==== Dataset section

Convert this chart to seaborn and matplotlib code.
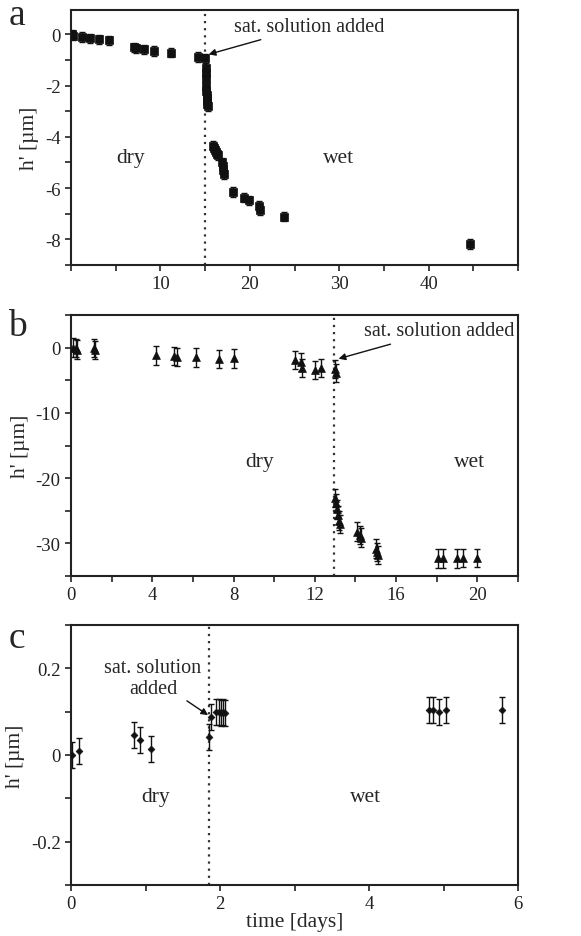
import numpy as np
import pandas as pd
import matplotlib
matplotlib.use("Agg")
import matplotlib.pyplot as plt
from matplotlib.ticker import MultipleLocator
import seaborn as sns

# ---------------- data ----------------
# panel a (squares)
a_x = [0.1, 0.25, 1.2, 2.1, 3.1, 4.2, 7.1, 7.3, 8.2, 9.3, 11.2, 14.2, 15.0,
       15.05, 15.1, 15.1, 15.15, 15.15, 15.2, 15.2, 15.25, 15.25, 15.3,
       15.9, 16.0, 16.1, 16.2, 16.3, 16.4,
       16.9, 17.0, 17.0, 17.1,
       18.1, 19.3, 19.96, 21.05, 21.1, 23.85, 44.6]
a_y = [0.0, -0.05, -0.1, -0.15, -0.2, -0.23, -0.5, -0.55, -0.58, -0.65, -0.72, -0.88, -0.93,
       -1.3, -1.5, -1.7, -2.0, -2.2, -2.35, -2.5, -2.6, -2.7, -2.8,
       -4.35, -4.42, -4.5, -4.58, -4.65, -4.72,
       -5.0, -5.15, -5.3, -5.45,
       -6.15, -6.37, -6.47, -6.7, -6.85, -7.12, -8.18]
a_err = 0.18

# panel b (triangles)
b_x = [0.08, 0.25, 0.3, 1.15, 1.2, 4.2, 5.05, 5.2, 6.17, 7.26, 8.0,
       11.0, 11.3, 11.35, 12.0, 12.3, 13.0, 13.04,
       13.0, 13.05, 13.1, 13.15, 13.2, 13.25,
       14.07, 14.2, 14.25, 15.0, 15.05, 15.1,
       18.05, 18.3, 19.0, 19.3, 20.0]
b_y = [0.0, -0.1, -0.3, -0.1, -0.4, -1.2, -1.3, -1.4, -1.5, -1.7, -1.65,
       -1.85, -2.15, -3.1, -3.4, -3.1, -3.3, -3.85,
       -23.1, -23.8, -24.8, -25.6, -26.5, -27.0,
       -28.2, -28.7, -29.1, -30.8, -31.3, -31.8,
       -32.3, -32.3, -32.3, -32.2, -32.2]
b_err = 1.4

# panel c (dots)
c_x = [0.02, 0.11, 0.84, 0.92, 1.07, 1.85, 1.88, 1.95, 1.98, 2.01, 2.04, 2.07,
       4.8, 4.86, 4.94, 5.04, 5.79]
c_y = [0.0, 0.009, 0.046, 0.035, 0.015, 0.041, 0.088, 0.10, 0.10, 0.097, 0.10, 0.098,
       0.104, 0.104, 0.099, 0.104, 0.104]
c_err = 0.03

panel_letters = ["a", "b", "c"]
ylabel = "h' [µm]"
xlabel = "time [days]"
annot = "sat. solution added"

# ---------------- style ----------------
sns.set_style("ticks")
plt.rcParams["font.family"] = ["Liberation Serif", "DejaVu Serif"]

fig = plt.figure(figsize=(5.81, 9.37), dpi=100)
W, H = 581, 937
def rect(l, t, r, b):
    return [l / W, 1 - b / H, (r - l) / W, (b - t) / H]

ax_a = fig.add_axes(rect(71, 11, 518, 266))
ax_b = fig.add_axes(rect(71, 316, 518, 577))
ax_c = fig.add_axes(rect(71, 626, 518, 886))

def style(ax):
    for s in ax.spines.values():
        s.set_linewidth(1.5)
        s.set_color("#222222")
    ax.tick_params(which="both", direction="out", length=4, width=1.2,
                   labelsize=13.5, colors="#222222", top=False, right=False)
    ax.set_ylabel(ylabel, fontsize=15.5, labelpad=4)
    ax.set_xlabel("")

def plot_panel(ax, x, y, err, marker, ms):
    df = pd.DataFrame({"t": x, "h": y})
    ax.errorbar(df["t"], df["h"], yerr=err, fmt="none", ecolor="#111111",
                elinewidth=1.0, capsize=2.5, capthick=1.0, zorder=2)
    sns.scatterplot(data=df, x="t", y="h", ax=ax, marker=marker, s=ms,
                    color="#111111", edgecolor="#111111", linewidth=0.5, zorder=3)

# panel a
plot_panel(ax_a, a_x, a_y, a_err, "s", 38)
ax_a.set_xlim(0, 50)
ax_a.set_ylim(-9, 0.95)
ax_a.xaxis.set_major_locator(MultipleLocator(5))
ax_a.yaxis.set_major_locator(MultipleLocator(1))
ax_a.set_xticklabels(["" if (v % 10 or v == 0 or v >= 50) else f"{int(v)}" for v in ax_a.get_xticks()])
ax_a.set_yticklabels([f"{int(v)}" if v % 2 == 0 else "" for v in ax_a.get_yticks()])
ax_a.axvline(15.0, color="#333333", ls=(0, (1, 2.2)), lw=1.6, zorder=1)
ax_a.annotate(annot, xy=(15.4, -0.78), xytext=(18.2, 0.32), fontsize=14.5,
              ha="left", va="center",
              arrowprops=dict(arrowstyle="-|>", color="#111111", lw=1.0,
                              mutation_scale=10, shrinkA=2, shrinkB=0))
ax_a.text(6.7, -4.8, "dry", fontsize=15.5, ha="center", va="center")
ax_a.text(29.9, -4.8, "wet", fontsize=15.5, ha="center", va="center")
style(ax_a)

# panel b
plot_panel(ax_b, b_x, b_y, b_err, "^", 32)
ax_b.set_xlim(0, 22)
ax_b.set_ylim(-35, 5)
ax_b.xaxis.set_major_locator(MultipleLocator(2))
ax_b.yaxis.set_major_locator(MultipleLocator(5))
ax_b.set_xticklabels([f"{int(v)}" if v % 4 == 0 and v <= 20 else "" for v in ax_b.get_xticks()])
ax_b.set_yticklabels([f"{int(v)}" if v % 10 == 0 else "" for v in ax_b.get_yticks()])
ax_b.axvline(12.95, color="#333333", ls=(0, (1, 2.2)), lw=1.6, zorder=1)
ax_b.annotate(annot, xy=(13.17, -1.7), xytext=(14.4, 2.6), fontsize=14.5,
              ha="left", va="center",
              arrowprops=dict(arrowstyle="-|>", color="#111111", lw=1.0,
                              mutation_scale=10, shrinkA=2, shrinkB=0))
ax_b.text(9.3, -17.4, "dry", fontsize=15.5, ha="center", va="center")
ax_b.text(19.6, -17.4, "wet", fontsize=15.5, ha="center", va="center")
style(ax_b)

# panel c
plot_panel(ax_c, c_x, c_y, c_err, "D", 12)
ax_c.set_xlim(0, 6)
ax_c.set_ylim(-0.3, 0.3)
ax_c.xaxis.set_major_locator(MultipleLocator(1))
ax_c.yaxis.set_major_locator(MultipleLocator(0.1))
ax_c.set_xticklabels([f"{int(round(v))}" if round(v) % 2 == 0 else "" for v in ax_c.get_xticks()])
ylabs = []
for v in ax_c.get_yticks():
    r = round(v, 2)
    if abs(r) < 1e-9:
        ylabs.append("0")
    elif abs(round(r * 10)) % 2 == 0:
        ylabs.append(f"{r:.1f}")
    else:
        ylabs.append("")
ax_c.set_yticklabels(ylabs)
ax_c.axvline(1.85, color="#333333", ls=(0, (1, 2.2)), lw=1.6, zorder=1)
ax_c.annotate("sat. solution\nadded", xy=(1.84, 0.092), xytext=(1.1, 0.178),
              fontsize=14.5, ha="center", va="center", linespacing=1.1,
              arrowprops=dict(arrowstyle="-|>", color="#111111", lw=1.0,
                              mutation_scale=10, shrinkA=0, shrinkB=0,
                              relpos=(0.8, 0.0)))
ax_c.text(1.14, -0.096, "dry", fontsize=15.5, ha="center", va="center")
ax_c.text(3.95, -0.096, "wet", fontsize=15.5, ha="center", va="center")
style(ax_c)
ax_c.set_xlabel(xlabel, fontsize=15.5, labelpad=0)

# panel letters
for ax, letter, yy in zip([ax_a, ax_b, ax_c], panel_letters, [0.98, 0.96, 0.95]):
    ax.text(-0.12, yy, letter, transform=ax.transAxes, fontsize=27,
            ha="center", va="center")

fig.savefig("out.png", dpi=100)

========

**Problem:** From the first line above down to the line with "import seaborn as sns", reproduce every line and no others, omitting pictures.

**Task result:**
Convert this chart to seaborn and matplotlib code.
import numpy as np
import pandas as pd
import matplotlib
matplotlib.use("Agg")
import matplotlib.pyplot as plt
from matplotlib.ticker import MultipleLocator
import seaborn as sns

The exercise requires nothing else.